Brendan Hufford (19:24.846)
And that's another thing too, like I think a lot of times we can get boxed in, this happens especially in SaaS where marketing gets boxed into being an ATM of like money in, money out and stuff like that, which I don't find to be true because we all know that brand is probably the most important thing when it comes to closing a deal, right? The company that they liked first is probably the one they'll end up going with no matter what the selection criteria and buyer committee says. So there are plays.
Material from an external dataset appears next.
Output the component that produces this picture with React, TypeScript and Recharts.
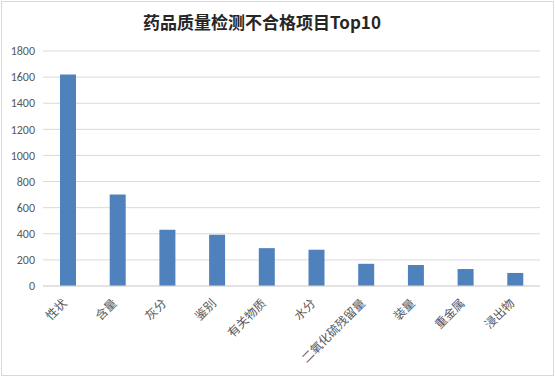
import React from "react";
import { BarChart, Bar, XAxis, YAxis, CartesianGrid } from "recharts";

const categories = ["性状", "含量", "灰分", "鉴别", "有关物质", "水分", "二氧化硫残留量", "装量", "重金属", "浸出物"];
const counts = [1620, 700, 430, 392, 290, 278, 170, 161, 130, 100];
const yTicks = [0, 200, 400, 600, 800, 1000, 1200, 1400, 1600, 1800];

const data = categories.map((name, i) => ({ name, value: counts[i] }));

const FONT = '"Noto Sans CJK SC", "Microsoft YaHei", sans-serif';

const XTick = (props: any) => {
  const { x, y, payload } = props;
  return (
    <g transform={`translate(${x},${y + 10})`}>
      <text
        x={0}
        y={0}
        textAnchor="end"
        fontSize={12}
        fill="#595959"
        fontFamily={FONT}
        transform="rotate(-45)"
      >
        {payload.value}
      </text>
    </g>
  );
};

export default function App() {
  return (
    <div style={{ position: "absolute", left: 0, top: 0, width: 555, height: 377, background: "#fff" }}>
      <div
        style={{
          position: "absolute",
          left: 1,
          top: 1,
          width: 551,
          height: 373,
          border: "1px solid #d9d9d9",
        }}
      />
      <div
        style={{
          position: "absolute",
          left: 0,
          top: 8,
          width: 524,
          textAlign: "center",
          fontFamily: FONT,
          fontWeight: 700,
          fontSize: 17,
          color: "#262626",
          lineHeight: "28px",
        }}
      >
        药品质量检测不合格项目Top10
      </div>
      <div style={{ position: "absolute", left: 0, top: 0 }}>
        <BarChart
          width={555}
          height={377}
          data={data}
          margin={{ top: 51, right: 15, left: 0, bottom: 5 }}
          barSize={16}
        >
          <CartesianGrid vertical={false} stroke="#d9d9d9" strokeWidth={1} />
          <XAxis
            dataKey="name"
            interval={0}
            height={86}
            axisLine={{ stroke: "#d9d9d9" }}
            tickLine={false}
            tick={<XTick />}
          />
          <YAxis
            width={43}
            domain={[0, 1800]}
            ticks={yTicks}
            interval={0}
            axisLine={false}
            tickLine={false}
            tick={{ fontSize: 12, fill: "#595959", fontFamily: "Calibri, Carlito, 'Liberation Sans', sans-serif" }}
          />
          <Bar dataKey="value" fill="#4F81BD" isAnimationActive={false} />
        </BarChart>
      </div>
    </div>
  );
}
for that stuff, but you just have to figure out what it is for you and where and how you want to invest in it. And this changes in every single business. And that's why I think it's important to work with somebody like me or have a voice like me internally. That's like, cool, cool, cool, cool, cool. Everybody calm down. Everybody relax. What is this for us, though? How do we look at these numbers and decide this sort of thing? Because there's also a lot of other things. If I was in a big business, I don't need to look at stuff because I'm the one doing all the selling. I'm the one doing all the marketing in my business. But
Ali (19:57.23)
Mm-hmm.
Ali (20:06.968)
Yeah.
Ali (20:10.596)
Mm-hmm, I love that.
Ali (20:21.048)
Mm-hmm.
Brendan Hufford (20:22.242)
What if all of a sudden I change how we think about marketing, we maybe make more brand investments and our sales cycle gets cut in half. It goes from 18 months to nine months. What does that mean for the business? Well, that just changed the whole business, right? This business is massively more profitable, more valuable. We should make different investments. that changes, well, that was a marketing play that reduced that sales cycle. That was a marketing play that made conversion from stage one ops to stage two ops double.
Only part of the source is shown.